使用codex进行Vibe-Coding的过程记录 - Process Log of Vibe-Coding with Codex

codex是一个非常好用的项目辅助工具,功能十分强大。

前一段时间,本人使用vscode的codex插件,将一个R语言的生信项目:Iris,用python进行了重构。

Codex is an exceptionally powerful and user-friendly tool for project assistance.

Some time ago, I used the Codex extension in VSCode to refactor a bioinformatics project originally written in R — Iris — into Python.


具体流程:

  1. 通读R代码,理解其框架
  2. 手动搭出一个python项目框架,包括创建必要的文件夹,文件。提供函数名。
  3. 以函数(或20行代码)为单位手动拆分R代码
  4. 逐块发送给codex插件,转录成python代码,并添加至合适位置
    • 注:每次使用codex之前先备份!
  5. 逐块同步调试python和R代码,确保python代码能跑通,且关键变量的值与R代码一致

Detailed Workflow:

  1. Read through the R code to understand its structure and logic.
  2. Manually set up a basic Python project framework, including creating necessary folders and files, and defining function names.
  3. Break down the R code manually into functional units (typically functions or blocks of about 20 lines).
  4. Send each block to the Codex extension to transcribe it into Python, and insert the output into the appropriate place in the project.
    • Note: Always back up the project before using Codex!
  5. Debug the Python and R code in parallel, block by block, ensuring the Python version runs correctly and that key variable values match those in the R version.


难点:

  1. 理解IRIS算法的框架,即某个函数究竟在做什么。
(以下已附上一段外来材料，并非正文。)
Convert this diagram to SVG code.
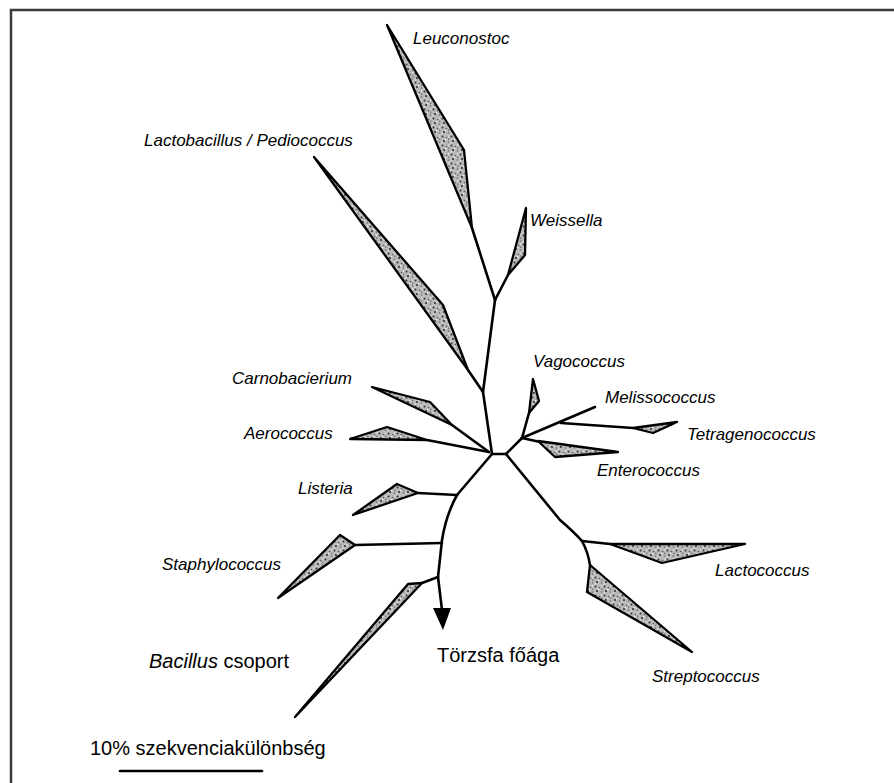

实不相瞒,直到完成项目时我都没完全搞清楚。
  2. 使用稀疏矩阵储存数据,需要决定用什么格式/怎么处理行列名/怎么修改代码。python没有和R的sparseMatrix完全对应的类型,所以需要自己实现class。
  3. 调试很难,因为IRIS包已经被编译好了。所以只能使用github上的源码进行调试。出现bug时,由于不懂源代码的逻辑,所以很难看清楚是什么问题(不过可以让codex分析代码)。
  4. IRIS算法使用了很多生信的专业知识,比如RNA组学,基因表达矩阵等。还是用了一些机器学习的知识。本人知识储备实在是有限,只能靠codex帮忙理解。

Challenges Encountered:

  1. Understanding the IRIS Algorithm Framework One major difficulty was grasping the overall structure of the IRIS algorithm — what each function was actually doing. To be honest, I still didn’t fully understand it even by the time the project was completed.
  2. Handling Sparse Matrices The original code stored data using sparse matrices, which required decisions on the appropriate format, how to handle row and column names, and how to adapt the code. Since Python doesn’t have a direct equivalent of R’s sparseMatrix, I had to implement a custom class to replicate its functionality.
  3. Debugging Compiled Code Debugging was tough because the IRIS R package is precompiled, making it hard to trace the code behavior directly. I had to rely on the source code from GitHub for debugging. When bugs appeared, I often couldn’t figure out the root cause due to limited understanding of the original logic — though I could sometimes ask Codex to help analyze the code.
  4. Domain-Specific Knowledge The IRIS algorithm involves a lot of domain-specific knowledge in bioinformatics, such as RNA sequencing and gene expression matrices. It also incorporates machine learning concepts. With limited background in these areas, I often had to rely on Codex to interpret and explain the code to me.


一些体会:

  1. vibe coding基本上靠谱,因为大语言模型的能力越来越强了。至少gpt-5-codex有能力理解需求并生成代码。
  2. vibe coding过程中是不需要本人懂细节,懂流程的。人需要做的事只有拆分任务,使用提示词指挥codex工作,运行代码,并将结果反馈给codex进行下一轮优化即可。当然,如果本人懂细节,懂流程,做起来会心里更踏实。
  3. vibe coding的提示词不需要多么精良。重要的是清晰,且提供必要的上下文。
  4. codex会犯错。遇到错误时重复追问几次,可能会得到更好的结果。

Reflections and Takeaways:

  1. Vibe Coding is generally reliable, thanks to the growing capabilities of large language models. At the very least, GPT-5-Codex is already capable of understanding requirements and generating code accordingly.
  2. During vibe coding, it’s not necessary for the user to fully grasp the technical details or the overall process. Your role is mainly to break down tasks, guide Codex using prompts, run the code, and provide feedback for the next iteration. Of course, if you do understand the details, the whole process feels more reassuring and controllable.
  3. The prompts used in vibe coding don’t have to be finely crafted. What matters most is clarity and the inclusion of relevant context.
  4. Codex can and does make errors. When that happens, simply asking follow-up questions or trying a few different phrasings can often lead to better results.